▸ **What is asked**
Everything from the first line of the data below through the line that contains "(387,8) rectangle (655,196);" should be written out exactly, please, and nothing more; the pictures stay out.

--- BEGIN ---

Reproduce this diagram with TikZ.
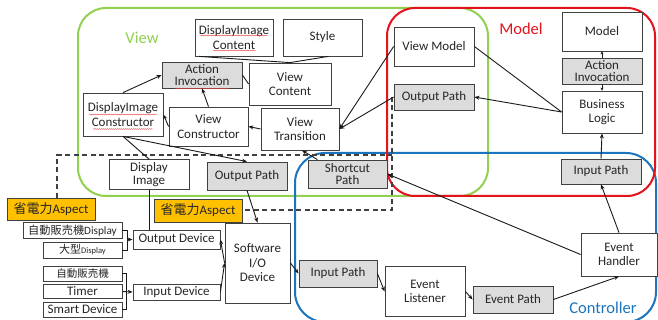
\documentclass[tikz,border=0pt]{standalone}
\usepackage{fontspec}
\setmainfont{Carlito}
\newfontfamily\cjk{Noto Sans CJK JP}
\usetikzlibrary{arrows.meta,decorations.pathmorphing}

\definecolor{viewgreen}{HTML}{92D050}
\definecolor{modelred}{HTML}{E3121B}
\definecolor{ctrlblue}{HTML}{1C74BC}
\definecolor{boxline}{HTML}{404040}
\definecolor{boxgray}{HTML}{DCDCDC}
\definecolor{aspectgold}{HTML}{FFC000}
\definecolor{txt}{HTML}{262626}
\definecolor{wire}{HTML}{1A1A1A}

\tikzset{
  box/.style={draw=boxline, line width=0.8pt, fill=white, align=center,
    inner sep=0pt, text=txt, font=\fontsize{13}{14.5}\selectfont},
  gbox/.style={box, fill=boxgray},
  abox/.style={box, fill=aspectgold},
  sz/.style 2 args={minimum width=#1, minimum height=#2},
  tight/.style={font=\fontsize{13}{12.8}\selectfont},
  arr/.style={draw=wire, line width=0.9pt, -{Stealth[length=5pt,width=4pt]}},
  wireline/.style={draw=wire, line width=0.9pt},
  smallarr/.style={draw=wire, line width=0.8pt, -{Stealth[length=3pt,width=3pt]}},
  group/.style={line width=2pt, rounded corners=28pt},
  dashline/.style={draw=boxline, line width=1.3pt, dash pattern=on 5pt off 3.5pt},
  grouplabel/.style={font=\fontsize{16.5}{16.5}\selectfont, inner sep=0pt},
  squig/.style={draw=modelred!80, line width=0.3pt,
    decorate, decoration={snake, amplitude=0.5pt, segment length=2pt}}
}

\begin{document}
\begin{tikzpicture}[x=1pt,y=-1pt]
\useasboundingbox (0,0) rectangle (658,320);
\fill[white] (0,0) rectangle (658,320);

% group outlines
\draw[group, viewgreen] (78,8) rectangle (488,196);
\draw[group, ctrlblue, rounded corners=30pt] (295,153) rectangle (656,322);
\draw[group, modelred] (387,8) rectangle (655,196);

% power-saving aspect boundary
\draw[dashline] (57,198) -- (57,155) -- (392,155);
\draw[dashline] (392,97) -- (392,210) -- (242,210);

% group titles
\node[grouplabel, text=viewgreen] (lview) at (142,38) {View};
\node[grouplabel, text=modelred] (lmodel) at (521,29) {Model};
\node[grouplabel, text=ctrlblue] (lctrl) at (603,308) {Controller};

% View
\node[box,sz={78}{37}] (dicont) at (234,37.5) {DisplayImage\\Content};
\node[box,sz={79}{37}] (style) at (322.5,37.5) {Style};
\node[gbox,tight,sz={80}{26}] (ai) at (202,75) {Action\\Invocation};
\node[box,sz={82}{42}] (vcont) at (290,84) {View\\Content};
\node[box,sz={80}{43}] (dicons) at (123,114.5) {DisplayImage\\Constructor};
\node[box,sz={79}{39}] (vcons) at (208.5,126.5) {View\\Constructor};
\node[box,sz={78}{42}] (vtrans) at (300,129) {View\\Transition};
\node[box,tight,sz={80}{30}] (dimg) at (149,174.5) {Display\\Image};
\node[gbox,sz={80}{28}] (opv) at (247,176) {Output Path};
\node[gbox,tight,sz={79}{28}] (sc) at (347.5,174) {Shortcut\\Path};

% Model
\node[box,sz={80}{39}] (vmodel) at (434,46.5) {View Model};
\node[gbox,sz={80}{26}] (opm) at (434,97) {Output Path};
\node[box,sz={80}{39}] (model) at (602,31.5) {Model};
\node[gbox,tight,sz={80}{26}] (aim) at (602,71) {Action\\Invocation};
\node[box,sz={80}{42}] (bl) at (602,112) {Business\\Logic};
\node[gbox,sz={80}{25}] (ipm) at (601,171.5) {Input Path};

% Controller
\node[box,sz={76}{43}] (eh) at (619,254.5) {Event\\Handler};
\node[gbox,sz={78}{27}] (ipc) at (338,273.5) {Input Path};
\node[box,sz={80}{50}] (el) at (425,291.5) {Event\\Listener};
\node[gbox,sz={80}{27}] (ep) at (513,299.5) {Event Path};

% devices
\node[abox,sz={88}{22}] (asp1) at (51,209) {{\cjk 省電力}Aspect};
\node[abox,sz={88}{23}] (asp2) at (198,210.5) {{\cjk 省電力}Aspect};
\node[box,sz={99}{16},font=\fontsize{11.2}{11}\selectfont] (d1) at (72.5,230.5) {{\cjk 自動販売機}Display};
\node[box,sz={79}{16},font=\fontsize{11}{11}\selectfont] (d2) at (82.5,250) {{\cjk 大型}{\fontsize{8.5}{8.5}\selectfont Display}};
\node[box,sz={87}{19}] (odev) at (176.5,239.5) {Output Device};
\node[box,sz={79}{15},font=\fontsize{10.5}{10.5}\selectfont] (m1) at (82.5,273.5) {{\cjk 自動販売機}};
\node[box,sz={79}{14}] (tm) at (82.5,291.5) {Timer};
\node[box,sz={79}{15}] (sd) at (82.5,309.5) {Smart Device};
\node[box,sz={87}{16}] (idev) at (176.5,292) {Input Device};
\node[box,sz={65}{80}] (sw) at (257.5,263) {Software\\I/O\\Device};

% spell-check marks
\draw[squig] (200,35.5) -- (268,35.5);
\draw[squig] (213,50.5) -- (256,50.5);
\draw[squig] (89,114.5) -- (157,114.5);
\draw[squig] (93,129) -- (153,129);
\draw[squig] (175,88.5) -- (229,88.5);

% View connectors
\draw[wireline] ([xshift=-35]dicont.south) -- (vcont.north);
\draw[wireline] ([xshift=6]style.south) -- (vcont.north);
\draw[wireline] (ai.east) -- (vcont.west);
\draw[arr] (vcons.north) -- (ai.south);
\draw[arr] (dicons.north) -- (ai.west);
\draw[arr] (vcons.west) -- (dicons.east);
\draw[arr] (vtrans.west) -- (vcons.east);
\draw[arr] (vmodel.west) -- (vtrans.east);
\draw[arr] (opm.west) -- (vtrans.east);
\draw[arr] (dicons.south) -- (opv.north);
\draw[wireline] (dicons.south) -- (dimg.north);
\draw[wireline] (dimg.south) -- (dimg.south |- odev.north);
\draw[arr] ([xshift=-30]sc.north) -- ([xshift=2]vtrans.south);

% Model connectors
\draw[wireline] (bl.west) -- (vmodel.east);
\draw[arr] (bl.west) -- (opm.east);
\draw[smallarr] (aim.north) -- (model.south);
\draw[smallarr] (aim.south) -- (bl.north);
\draw[arr] (ipm.north) -- (bl.south);

% Controller connectors
\draw[arr] (eh.north) -- (ipm.south);
\draw[arr] (eh.west) -- (sc.east);
\draw[arr] (sw.east) -- (ipc.west);
\draw[arr] (ipc.east) -- (el.west);
\draw[arr] (el.east) -- (ep.west);
\draw[arr] (ep.east) -- (eh.south);

% device connectors
\draw[arr] (opv.south) -- (sw.north);
\draw[arr] (sw.west) -- (odev.east);
\draw[arr] (idev.east) -- (sw.west);
\draw[wireline] (d1.east) -| ([xshift=5]d2.east) -- (d2.east);
\draw[arr] ([xshift=5]d1.east |- odev.west) -- (odev.west);
\draw[wireline] (m1.east) -| ([xshift=4]sd.east) -- (sd.east);
\draw[arr] (tm.east) -- (idev.west);
\end{tikzpicture}
\end{document}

--- END ---

▸ **Answer to the problem**
Reproduce this diagram with TikZ.
\documentclass[tikz,border=0pt]{standalone}
\usepackage{fontspec}
\setmainfont{Carlito}
\newfontfamily\cjk{Noto Sans CJK JP}
\usetikzlibrary{arrows.meta,decorations.pathmorphing}

\definecolor{viewgreen}{HTML}{92D050}
\definecolor{modelred}{HTML}{E3121B}
\definecolor{ctrlblue}{HTML}{1C74BC}
\definecolor{boxline}{HTML}{404040}
\definecolor{boxgray}{HTML}{DCDCDC}
\definecolor{aspectgold}{HTML}{FFC000}
\definecolor{txt}{HTML}{262626}
\definecolor{wire}{HTML}{1A1A1A}

\tikzset{
  box/.style={draw=boxline, line width=0.8pt, fill=white, align=center,
    inner sep=0pt, text=txt, font=\fontsize{13}{14.5}\selectfont},
  gbox/.style={box, fill=boxgray},
  abox/.style={box, fill=aspectgold},
  sz/.style 2 args={minimum width=#1, minimum height=#2},
  tight/.style={font=\fontsize{13}{12.8}\selectfont},
  arr/.style={draw=wire, line width=0.9pt, -{Stealth[length=5pt,width=4pt]}},
  wireline/.style={draw=wire, line width=0.9pt},
  smallarr/.style={draw=wire, line width=0.8pt, -{Stealth[length=3pt,width=3pt]}},
  group/.style={line width=2pt, rounded corners=28pt},
  dashline/.style={draw=boxline, line width=1.3pt, dash pattern=on 5pt off 3.5pt},
  grouplabel/.style={font=\fontsize{16.5}{16.5}\selectfont, inner sep=0pt},
  squig/.style={draw=modelred!80, line width=0.3pt,
    decorate, decoration={snake, amplitude=0.5pt, segment length=2pt}}
}

\begin{document}
\begin{tikzpicture}[x=1pt,y=-1pt]
\useasboundingbox (0,0) rectangle (658,320);
\fill[white] (0,0) rectangle (658,320);

% group outlines
\draw[group, viewgreen] (78,8) rectangle (488,196);
\draw[group, ctrlblue, rounded corners=30pt] (295,153) rectangle (656,322);
\draw[group, modelred] (387,8) rectangle (655,196);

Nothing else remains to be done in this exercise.